В этот момент она и выходит во двор, та, вокруг которой вращается наша домашняя жизнь. На ней гофрированное белое платье, которым она словно бы подметает траву, а ее курчавые каштановые волосы прикрыты старой соломенной шляпой с красной лентой на тулье, в руках у нее садовые ножницы; она тут и там срезает розы, покрытые росой, и скоро она уже держит в руках целый букет.
Одну изумительную белую розу, огромную, кажется мне, величиной с тарелку, она не спешит упрятать в букет и рассматривает ее. Цветок играет и переливается, весь в блестящих каплях воды. Под конец она осторожно подносит розу к лицу и вдыхает ее аромат, и, видя ее восторг, я требую, чтобы мне позволили то же самое. Она протягивает мне розу, и я беззаботно погружаюсь в нее лицом. Она гораздо больше и влажнее, чем я думала, и я выныриваю из нее, чихая, хватая ртом воздух, совершенно мокрая, с таким ощущением, будто меня вдруг погрузили в холодный пруд.

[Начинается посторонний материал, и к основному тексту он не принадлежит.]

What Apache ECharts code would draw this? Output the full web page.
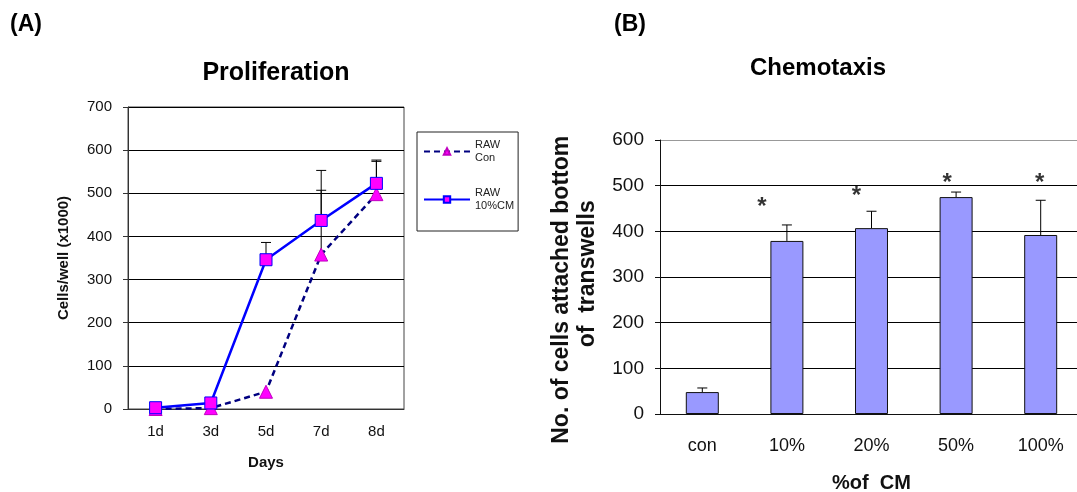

Одним летом я, можно считать, почти что ее не видела. Она с утра до вечера лежала в постели, такая маленькая, истаявшая, и только глаза ее казались огромными на исхудавшем лице. Утром и вечером Ван Ама приводила меня взглянуть на нее. Перед этим она обязательно одевала меня в свежее белое платьице и, высунув от усердия язык, зачесывала мои светлые волосы так, чтобы с помощью своего желтого пальца завить кудряшки и проложить идеальный пробор. Когда она закрывала рот, я знала, что дело закончено и я могу двигаться дальше. В это лето Ван Ама запомнилась мне больше прочих домашних. Она купала меня, кормила, мурлыкала мне самые занятные китайские песенки, начиняла мою память китайскими стишками, ругательски ругала меня за непослушание и дважды в день готовила меня к заведенному по недавнему обычаю посещению комнаты той, другой женщины, белой.
Много лет спустя я узнала от Керри, что она болела тогда тяжелой формой дизентерии и три долгих месяца – все жаркое лето – провела в постели. И хотя Эдвин был уже большим мальчиком, Конфорт-то было всего два годика, и ей пришлось, говорила она, поручить детей Ван Ама. Она очень боялась за девочку, но Ван Ама дважды в день приводила ее к ней, всегда свеженькую, чистенькую, в опрятном платье, хорошо причесанную и завитую, и личико у нее было счастливое и добродушное.
В городе тогда не было врача, но получившая медицинское образование приятельница Керри, англичанка, которой она в свое время сделала много добра, узнав, в каком бедственном положении та оказалась, бросила все на свете, снялась с места и, пожертвовав отпуском, сразу же к ней примчалась и все лето выхаживала ее и лечила. Иначе Керри, которая снова была беременна, наверняка бы умерла.